By the end I was sweating my face off and my brain was a little fried. But that's ok. I get to try it again on Friday.

Thursday, March 4, 2010

Damn You, Hump Day!

I wish that I had some groundbreaking news to report about yesterday (Wednesday), but I don't. My day sucked. It was boring. I added some things to my blog, I applied to some castings, I started to order prints of my headshots but almost had an anxiety attack. Reproductions doesn't let you see an online mock up of your headshot! Why?? They have a lobby that looks like a friggin' spa in Orange County. They have all kinds of technology with a computerized waiting system and they can't figure out how to let you preview your headshot online?! Horse shit, Reproductions. Horse. Shit.

Any hoo, the problem I'm having is to border, or not to border. For those unfamiliar, this means do I get a white border printed around the picture with my name in it, or do I go full bleed where the picture continues to the edge of the page. The thing is that right now it seems most people have borders. It's in... But in other news, I hate them. I think they are distracting and frankly my face just looks better without one ;) What to do?? ...Then I have to pick a font for my name. Ahh! So many choices. Which one is interesting, but not distracting? Which one matches my personality without taking away from the picture? I'm losing my mind...but what else is new?

I went to the gym, ran some miles. I'm logging everything I eat right now online in hopes to lose 5 and fit into that size 2 I bought for the rehearsal dinner. Wishful thinking. My boyfriend thinks my ribs won't fit. He says I am skinny but the dress won't fit my bones. I guess we'll see who's right come October!

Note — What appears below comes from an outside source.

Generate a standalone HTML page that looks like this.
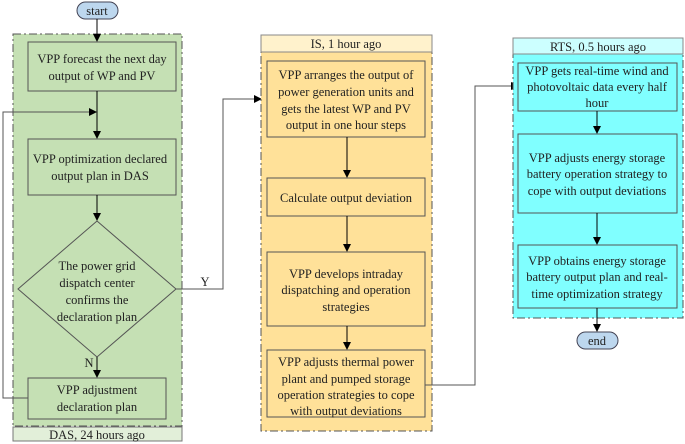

I had the option of going to a turtles event last night, some playwright's forum or something, or going to a happy hour for the promotional company I work with. Now, I made the choice to go to the happy hour but not because of the reason I'm sure you just jumped to. I haven't had work in a while and I wanted to make myself known. Say "hello! I still exist!" It was fun and I'm glad I went, but I still feel guilty for not going to the turtles. I looked at the poll and most members weren't going (not surprising considering we found out about it the night before), but I still feel like I should do EVERYTHING I can. Not realistic, I know. But I'm a crazy. What can you do?

Wednesday, March 3, 2010

You Can't Stand the Heat, Get Off the Dance Floor

Rehearsal went well. I showed up a bit early and stretched in the lobby. Once we all got in the room we went around introducing ourselves...always a little awkward. Everyone is very...different. Some interesting characters. We got paired up with our salsa partners and were left for a minute to get to know each other and come up with a relationship.

The story (well, what I can tell you) is that it starts out in a club, we're young, in the 60's. My partner is nice (I'll call him D). Sassy, but sweet. We talked about our relationship and this is the story we came up with:
We were best friends growing up and lived next door to each other. Our Junior year of highschool I moved away, and the night before I left we kissed and had a "moment". But we haven't spoken since then, and we just ran into each other again at this club.
The choreographer came over and we told her our story. She loved it and said that after hearing everyone's relationship, the one thing she was missing was "heat". So that's us, she decided. We are the couple with serious passion and lust. Oh great. So....time to snuggle up with this stranger.

I strapped on my heels and we started learning our choreography. She gave D and me 4 counts of 8 to just love on each other to the music. Oh man. Well, for having met 30 min prior I think we did very well. I'm interested to see what she has coming for us...Just how hot is this heat??

Tuesday, March 2, 2010

Slopes and Salsa

What a great weekend!! I went upstate with Ryan. My brother and his Fiancee made it into the city on Friday (despite the snowstorm), as did some of his friends. We went out to celebrate some birthdays and had a wonderful time.

We were supposed to go upstate Saturday to stay at my Aunt and Uncle's summer camp and go skiing. Well, the storm knocked out the power and made it impossible for us to get up the mountain so we had to do some quick thinking. Enter: HoJo of Saugerties, NY. It was cheap. And they had rooms. Yes please!

The trip was great! Turns out skiing isn't really my jam...


but I survived! I did have one minor anxiety attack when I decided the mountain was too steep for me. But I made it through with only a few falls, and all of my limbs in tact. There is some video footage somewhere (thanks to my brother's friend) but it will never get out, if I have anything to say about it (Kris, I'll beat you if you post that anywhere).

In Theater news, I have officially been cast in the Broadway workshop that I auditioned for Friday. My first rehearsal is tonight. I also received a call from the Turtles about a part in the play festival. Yay! But, hello scheduling nightmare. I'm not sure if my schedule works yet with the rehearsals for that. Waiting to hear back. I'm very excited that I could be doing two things at once, but I get a little anxious about scheduling mishaps.

The nerves are settling in about rehearsal tonight. I'm hoping my lack of recent dance training isn't going to be a mess. We'll just have to wait and see. Tonight we're working on Character and Improv, some salsa stuff. Wish me luck!